Task goal => Print the lines that start the entries and continue through the one holding "xs = list(range(len(folds)))", please, exactly and with the pictures omitted.

[A block of data]

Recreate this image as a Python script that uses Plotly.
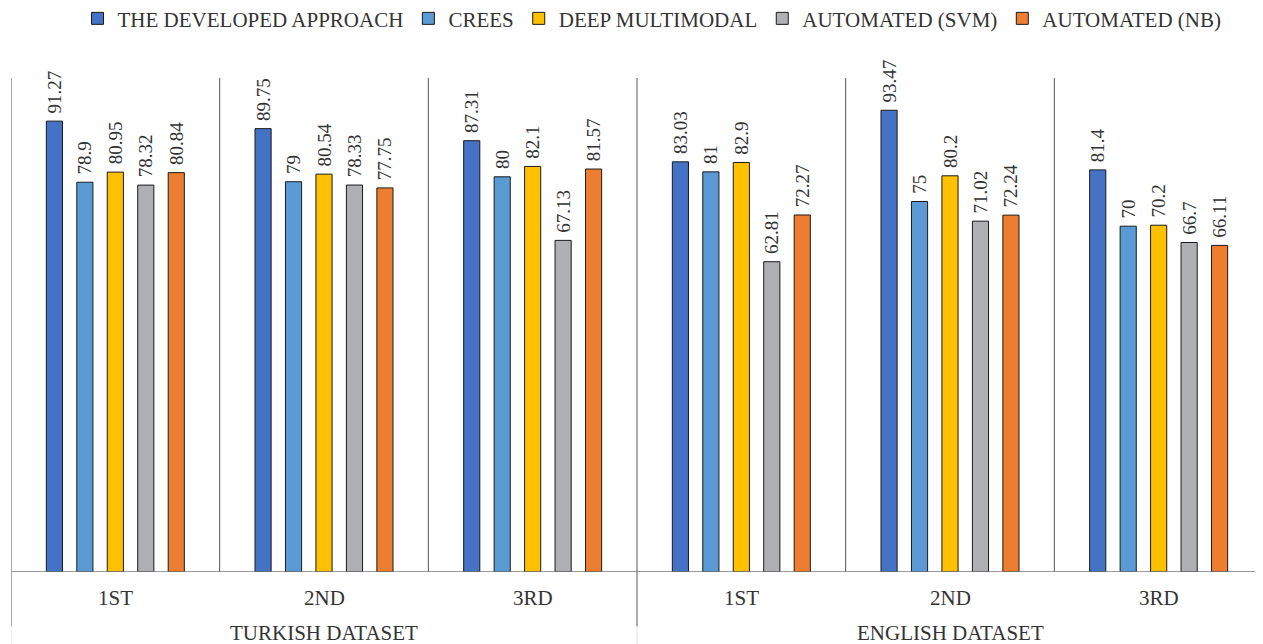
import plotly.graph_objects as go

datasets = ["TURKISH DATASET", "ENGLISH DATASET"]
folds = ["1ST", "2ND", "3RD", "1ST", "2ND", "3RD"]
series_names = ["THE DEVELOPED APPROACH", "CREES", "DEEP MULTIMODAL", "AUTOMATED (SVM)", "AUTOMATED (NB)"]
developed = [91.27, 89.75, 87.31, 83.03, 93.47, 81.4]
crees = [78.9, 79, 80, 81, 75, 70]
deep_multimodal = [80.95, 80.54, 82.1, 82.9, 80.2, 70.2]
automated_svm = [78.32, 78.33, 67.13, 62.81, 71.02, 66.7]
automated_nb = [80.84, 77.75, 81.57, 72.27, 72.24, 66.11]
colors = ["#4472C4", "#5B9BD5", "#FFC000", "#AFB0B4", "#ED7D31"]

FONT = "Liberation Serif"
TXT = "#333333"
FS = 21
xs = list(range(len(folds)))

fig = go.Figure()
for name, vals, col in zip(series_names,
                           [developed, crees, deep_multimodal, automated_svm, automated_nb],
                           colors):
    fig.add_trace(go.Bar(
        x=xs, y=vals, name=name,
        marker=dict(color=col, line=dict(color="#1a1a1a", width=1)),
        text=["\u00a0" + f"{v:g}" for v in vals], textposition="outside", textangle=-90,
        textfont=dict(family=FONT, size=19, color=TXT),
        constraintext="none", cliponaxis=False,
    ))

shapes = []
for i in range(1, len(folds)):
    y0 = -0.11 if i == 3 else 0
    shapes.append(dict(type="line", xref="x", yref="paper", x0=i - 0.5, x1=i - 0.5,
                       y0=y0, y1=1, line=dict(color="#555555", width=1)))
    if i == 3:
        shapes.append(dict(type="line", xref="x", yref="paper", x0=i - 0.5, x1=i - 0.5,
                           y0=-0.16, y1=-0.11, line=dict(color="#e0e0e0", width=1)))
shapes.append(dict(type="line", xref="x", yref="paper", x0=-0.5, x1=-0.5,
                   y0=-0.11, y1=1, line=dict(color="#555555", width=1)))
shapes.append(dict(type="line", xref="x", yref="paper", x0=-0.5, x1=-0.5,
                   y0=-0.16, y1=-0.11, line=dict(color="#e0e0e0", width=1)))
shapes.append(dict(type="line", xref="paper", yref="y", x0=0, x1=1, y0=0, y1=0,
                   line=dict(color="#777777", width=1.5)))

annotations = []
for i, f in enumerate(folds):
    annotations.append(dict(x=i, y=-0.0526, xref="x", yref="paper", yanchor="middle",
                            text=f, showarrow=False,
                            font=dict(family=FONT, size=FS, color=TXT)))
for j, d in enumerate(datasets):
    annotations.append(dict(x=1 + 3 * j, y=-0.1235, xref="x", yref="paper", yanchor="middle",
                            text=d, showarrow=False,
                            font=dict(family=FONT, size=FS, color=TXT)))

fig.update_layout(
    width=1255, height=636,
    margin=dict(l=3, r=0, t=70, b=72, autoexpand=False),
    paper_bgcolor="white", plot_bgcolor="white",
    barmode="group", bargap=0.27, bargroupgap=0.47,
    showlegend=True,
    legend=dict(orientation="h", x=0.512, xanchor="center", y=1.12, yanchor="middle",
                font=dict(family=FONT, size=FS, color=TXT), itemwidth=30,
                traceorder="normal"),
    xaxis=dict(range=[-0.5, 5.5], showticklabels=False, showgrid=False, zeroline=False,
               showline=False, ticks=""),
    yaxis=dict(range=[0, 100], visible=False),
    shapes=shapes, annotations=annotations,
)
fig.write_html("out.html")
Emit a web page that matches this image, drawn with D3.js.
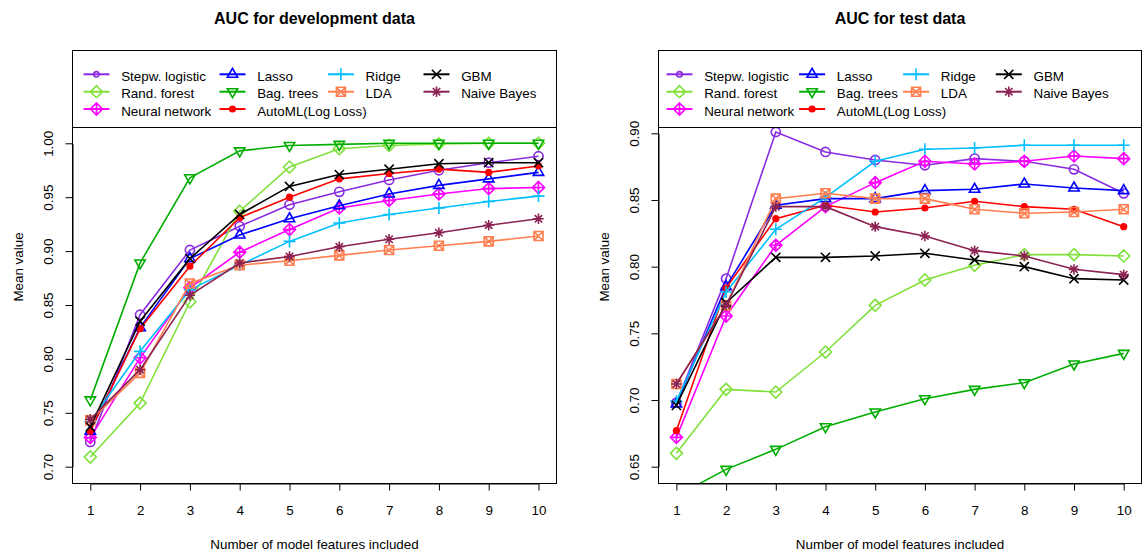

Exercise result =>
Recreate this image as a Python script that uses Plotly.
import plotly.graph_objects as go

datasets = ["TURKISH DATASET", "ENGLISH DATASET"]
folds = ["1ST", "2ND", "3RD", "1ST", "2ND", "3RD"]
series_names = ["THE DEVELOPED APPROACH", "CREES", "DEEP MULTIMODAL", "AUTOMATED (SVM)", "AUTOMATED (NB)"]
developed = [91.27, 89.75, 87.31, 83.03, 93.47, 81.4]
crees = [78.9, 79, 80, 81, 75, 70]
deep_multimodal = [80.95, 80.54, 82.1, 82.9, 80.2, 70.2]
automated_svm = [78.32, 78.33, 67.13, 62.81, 71.02, 66.7]
automated_nb = [80.84, 77.75, 81.57, 72.27, 72.24, 66.11]
colors = ["#4472C4", "#5B9BD5", "#FFC000", "#AFB0B4", "#ED7D31"]

FONT = "Liberation Serif"
TXT = "#333333"
FS = 21
xs = list(range(len(folds)))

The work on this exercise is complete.